Twenty-nine Third Form pupils and four members of staff undertook a five day History study visit to Prague during the February Half Term. Highlights included walking tours of the Old and New Towns, and Lesser Quarter, as well as the magnificent Charles Bridge and the fascinating architecture of the Jewish Quarter. Walking around the city gave pupils a real insight into Prague’s different historical periods since its foundation in the 9th Century. 

Tickets to the opera and to hear the Skampa Quarter rounded off the evenings, and the cityscape at night was savoured at every opportunity. 

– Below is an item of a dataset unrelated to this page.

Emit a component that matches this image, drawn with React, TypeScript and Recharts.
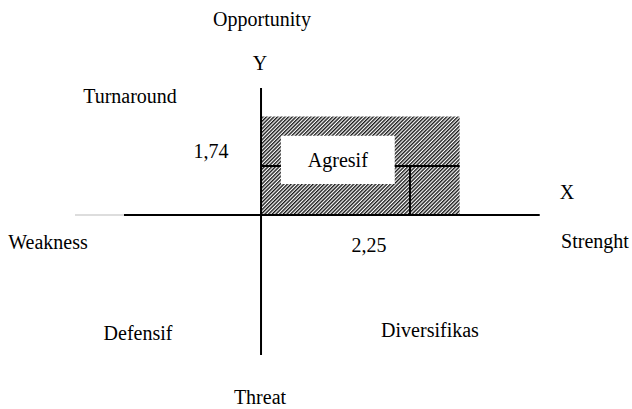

A visit to the Church of St Cyril and Methodius drew attention to how Czech and Slovak resistance fighters made a final stage here following their assassination of Reinhard Heydrich, the architect of the Holocaust. 

The group made a particularly poignant journey to Terezin, where we explored the fortresses which had served as a former Gestapo prison and Jewish ghetto in the Second World War. As dusk fell, we stood together at the site of the village of Lidice and reflected on the destruction of that community and its residents by the Nazis as a reprisal for the murder of Heydrich. 

The question of whether such an act can ever be justified in the light of the trauma and tragedy that it unleashed was debated by the group. It was this opportunity to learn about and discuss key questions about historical events, whilst standing where those very events had occurred, which left such an impression on all the pupils.